The latest novel of author Nermin Yıldırım, living in Istanbul and Barcelona, "Ev" (Home) is published in November 2020 in Turkish. With her own words, "it is a novel about the different meanings of home, the space and blanks it fills".
As we are approaching to a year mark of quarantine, the home investigation continues. Manolya Su Danoğlu translated her answers.
In German there is a relationship between the words Heim (Home) - Heimat (Homeland) – Geheim (Secret) – Unheimlich (Heimlich: Hidden – Unheimlich: Uncanny). What kind of a relationship do you correlate between these words?
We have this saying, "kol kırılır yen içinde kalır." [Which means that if something happens within the family, it should be resolved within the family; when translated literally: "The arm breaks, the sleeve remains within".] Culturally, I think that "home" is that sleeve. And family, too. An authoritarian structure, which on one hand is there to protect us, on the other hand traps and condemns us to its own conscience.
So yes, close to its German connections, I can say that a home has walls, that are bonded by uncanny secrets.
I watched Nomadland recently. This dialogue in the movie sums up my view on home and homelessness very well:
-Are you homeless?
-No, I am not homeless. I am houseless.
2. In Poetics of Space, Gaston Bachelard uses house as a tool to analyse the human soul. Because “Our soul is an abode. And by remembering ‘houses’ and ‘rooms,’ we learn to ‘abide’ within ourselves.” What do you think about this analogy between house and body? Or what is the imaginative width of “house” for you?
In the process that made me and prepared me to write the novel "Ev", the feeling that the house is a physical and spiritual shelter was dominant. I was imagining a structure that was not a part of the people, but would physically close in on them and while doing this, complete the spiritually shattered soul.
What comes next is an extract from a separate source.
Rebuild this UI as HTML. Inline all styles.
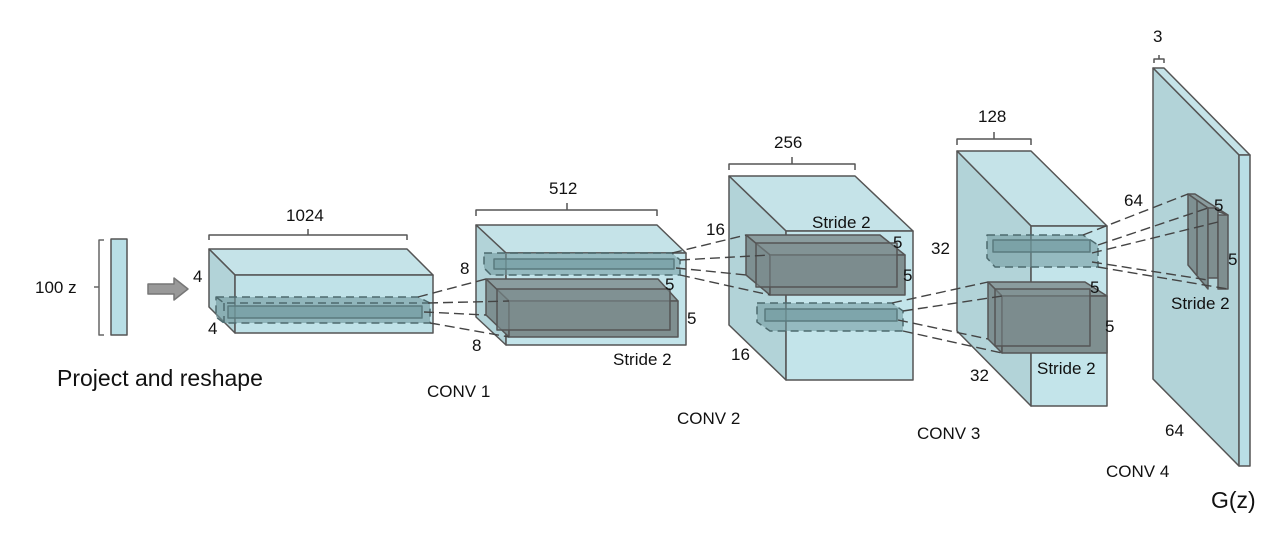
<!DOCTYPE html>
<html><head><meta charset="utf-8"><style>
html,body{margin:0;padding:0;background:#fff;width:1280px;height:551px;overflow:hidden}
svg{display:block}
text{font-family:"Liberation Sans",Arial,sans-serif;fill:#111}
</style></head><body>
<svg width="1280" height="551" viewBox="0 0 1280 551" xmlns="http://www.w3.org/2000/svg">
<g stroke="#555" stroke-width="1.5" stroke-linejoin="round">
<rect x="111" y="239" width="16" height="96" fill="#b9dfe6"/>
<path d="M104,240 h-5 v95 h5 M99,287 h-5" fill="none" stroke="#666"/>
<polygon points="148,284 174,284 174,278 188,289 174,300 174,294 148,294" fill="#999" stroke="#777"/>

<!-- Block 1 -->
<polygon points="209,249 407,249 433,275 235,275" fill="#c5e3e8"/>
<polygon points="209,249 235,275 235,333 209,307" fill="#b2d3d8"/>
<rect x="235" y="275" width="198" height="58" fill="#b9dfe6" fill-opacity="0.9"/>
<g fill="#6f979d" fill-opacity="0.6" stroke="#4d6a6e" stroke-dasharray="8,5">
<polygon points="216,297 418,297 430,303 430,323 224,323 216,317"/>
</g>
<rect x="228" y="306" width="194" height="12" fill="#6f979d" fill-opacity="0.6" stroke="#5a7a7e"/>
<path d="M216,297 l8,6 h206 M224,303 v20" fill="none" stroke="#4d6a6e" stroke-dasharray="8,5"/>
<path d="M209,240 v-5 h198 v5 M308,235 v-6" fill="none" stroke="#555"/>

<!-- Block 2 -->
<polygon points="476,225 657,225 686,253 506,253" fill="#c5e3e8"/>
<polygon points="476,225 506,253 506,345 476,317" fill="#b2d3d8"/>
<rect x="506" y="253" width="180" height="92" fill="#b9dfe6" fill-opacity="0.85"/>
<path d="M476,216 v-6 h181 v6 M567,210 v-7" fill="none"/>
<g stroke="#4d6a6e" stroke-dasharray="8,5" fill="#6f979d" fill-opacity="0.55">
<polygon points="484,253 672,253 680,260 680,275 491,275 484,268"/>
</g>
<rect x="494" y="259" width="180" height="10" fill="#6f979d" fill-opacity="0.6" stroke="#5a7a7e"/>
<polygon points="486,279 658,279 678,301 509,301" fill="#8a9c9e"/>
<polygon points="486,279 509,301 509,337 486,315" fill="#7e9092"/>
<rect x="509" y="301" width="169" height="36" fill="#7f8f90"/>
<rect x="497" y="289" width="173" height="41" fill="#798a8c" fill-opacity="0.6"/>

<!-- Block 3 -->
<polygon points="729,176 855,176 913,231 786,231" fill="#c5e3e8"/>
<polygon points="729,176 786,231 786,380 729,325" fill="#b2d3d8"/>
<rect x="786" y="231" width="127" height="149" fill="#b9dfe6" fill-opacity="0.85"/>
<path d="M729,170 v-6 h126 v6 M792,164 v-7" fill="none"/>
<polygon points="746,235 880,235 905,255 770,255" fill="#8a9c9e"/>
<polygon points="746,235 770,255 770,295 746,275" fill="#7e9092"/>
<rect x="770" y="255" width="135" height="40" fill="#7f8f90"/>
<rect x="756" y="243" width="141" height="44" fill="#798a8c" fill-opacity="0.5"/>
<g stroke="#4d6a6e" stroke-dasharray="8,5" fill="#6f979d" fill-opacity="0.55">
<polygon points="757,303 892,303 903,311 903,331 770,331 757,322"/>
</g>
<rect x="765" y="309" width="132" height="12" fill="#6f979d" fill-opacity="0.6" stroke="#5a7a7e"/>

<!-- Block 4 -->
<polygon points="957,151 1031,151 1107,226 1031,226" fill="#c5e3e8"/>
<polygon points="957,151 1031,226 1031,406 957,331" fill="#b2d3d8"/>
<rect x="1031" y="226" width="76" height="180" fill="#b9dfe6" fill-opacity="0.85"/>
<path d="M957,145 v-6 h74 v6 M994,139 v-7" fill="none"/>
<g stroke="#4d6a6e" stroke-dasharray="8,5" fill="#6f979d" fill-opacity="0.55">
<polygon points="987,235 1083,235 1098,245 1098,267 995,267 987,258"/>
</g>
<rect x="993" y="240" width="97" height="12" fill="#6f979d" fill-opacity="0.6" stroke="#5a7a7e"/>
<polygon points="988,282 1085,282 1107,296 1002,296" fill="#8a9c9e"/>
<polygon points="988,282 1002,296 1002,353 988,339" fill="#7e9092"/>
<rect x="1002" y="296" width="105" height="57" fill="#7f8f90"/>
<rect x="995" y="289" width="95" height="57" fill="#798a8c" fill-opacity="0.5"/>

<!-- Block 5 plane -->
<polygon points="1153,68 1164,68 1250,155 1239,155" fill="#c5e3e8"/>
<polygon points="1153,68 1239,155 1239,466 1153,379" fill="#b2d3d8"/>
<rect x="1239" y="155" width="11" height="311" fill="#b9dfe6"/>
<path d="M1154,63 v-4 h10 v4 M1159,59 v-4" fill="none"/>
<polygon points="1188,194 1195,194 1228,215 1208,208" fill="#8a9c9e"/>
<polygon points="1188,194 1208,208 1208,289 1188,265" fill="#7e9092"/>
<rect x="1208" y="208" width="10" height="70" fill="#7f8f90"/>
<rect x="1218" y="215" width="10" height="74" fill="#7f8f90"/>
<line x1="1197" y1="200" x2="1197" y2="275"/>

<g stroke="#444" stroke-width="1.4" stroke-dasharray="10,5" fill="none">
<path d="M418,297 L486,279 M428,303 L509,301 M424,312 L486,315 M430,323 L509,337"/>
<path d="M672,253 L746,235 M680,260 L770,255 M676,268 L746,275 M680,275 L770,295"/>
<path d="M892,303 L988,282 M903,311 L1002,296 M898,320 L988,339 M903,331 L1002,353"/>
<path d="M1083,235 L1188,194 M1098,245 L1208,208 M1092,253 L1218,222 M1098,267 L1228,289 M1092,262 L1208,280"/>
</g>
</g>

<g font-size="17">
<text x="35" y="293">100 z</text>
<text x="193" y="282">4</text>
<text x="208" y="334">4</text>
<text x="286" y="221">1024</text>
<text x="549" y="194">512</text>
<text x="460" y="274">8</text>
<text x="472" y="351">8</text>
<text x="665" y="290">5</text>
<text x="687" y="324">5</text>
<text x="613" y="365">Stride 2</text>
<text x="774" y="148">256</text>
<text x="706" y="235">16</text>
<text x="731" y="360">16</text>
<text x="812" y="228">Stride 2</text>
<text x="893" y="248">5</text>
<text x="903" y="281">5</text>
<text x="978" y="122">128</text>
<text x="931" y="254">32</text>
<text x="970" y="381">32</text>
<text x="1090" y="293">5</text>
<text x="1105" y="332">5</text>
<text x="1037" y="374">Stride 2</text>
<text x="1153" y="42">3</text>
<text x="1124" y="206">64</text>
<text x="1214" y="211">5</text>
<text x="1228" y="265">5</text>
<text x="1171" y="309">Stride 2</text>
<text x="1165" y="436">64</text>
<text x="427" y="397">CONV 1</text>
<text x="677" y="424">CONV 2</text>
<text x="917" y="439">CONV 3</text>
<text x="1106" y="477">CONV 4</text>
</g>
<text x="57" y="386" font-size="23">Project and reshape</text>
<text x="1211" y="508" font-size="23">G(z)</text>
</svg>
</body></html>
I believed that this structure could be reached and/or returned to from some sort of journey.
But then, as I thought more broadly on the house, as I was writing the novel, I realized the house was not located outside, but rather inside. This did not narrow its field, but widened it. To reach a certain point was not necessary to get home. On the contrary, anywhere we were could be home.
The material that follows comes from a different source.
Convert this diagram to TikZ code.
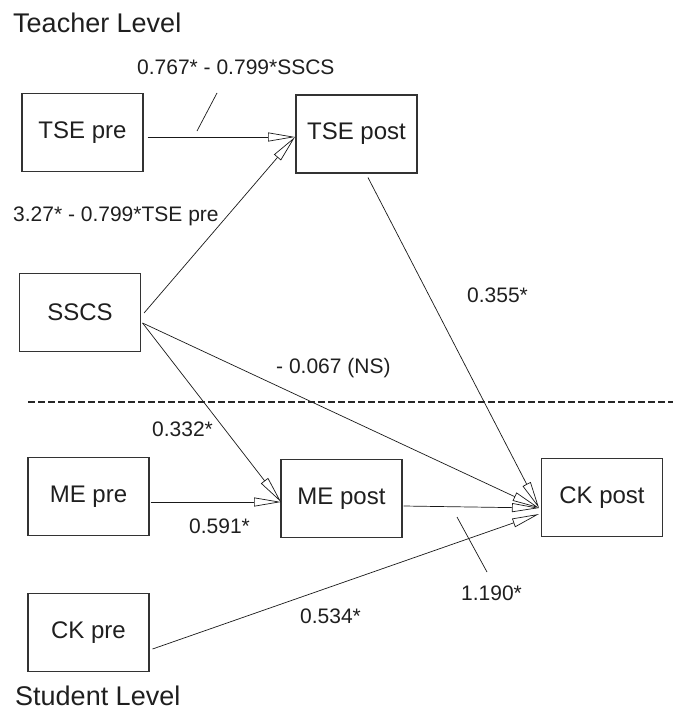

In "Ev" many different meanings that are attributed to the house, echo in the lives of the characters: the childhood home, a dog becoming home for a person, the change in the meaning of home for someone who is separated from their country… What does "feeling at home" mean for the residents of the your novel?
On the one hand, those who call us home, even those who take us in, those who lock us in… On the other hand, those who kick us out of the house, those who do not let us into new houses, those who do not open the doors… We may be experiencing one of the most double standard and hypocritical times in history, in terms of personal and social relations with the house.
"Ev" is a novel about the meanings of home, the space and blanks it fills. Although it is my personal belief that a home is mostly built on deficiencies, there is no doubt that the definition may change according to anyone defining it. It may be a bench in the park for some, for others it can be a train compartment, a ship cabin or a cardboard box house.
The memories of elders, the hopes of children, a sheltering laughter on a painful day, a pair of shoes left at the door, an old photograph that revives a forgotten time, these things are home as well.
EXTRA 2: I read "Ev" as a story of a character who was able to burn down her own house, which was turned into hell and then find the strength to build a new one with her chosen family. Is it sometimes a good idea to burn down the house?
I find it meaningful to get rid of the old one or to redefine the old one in order to establish a new one. It can be sometimes be by writing, and yes, sometimes by burning.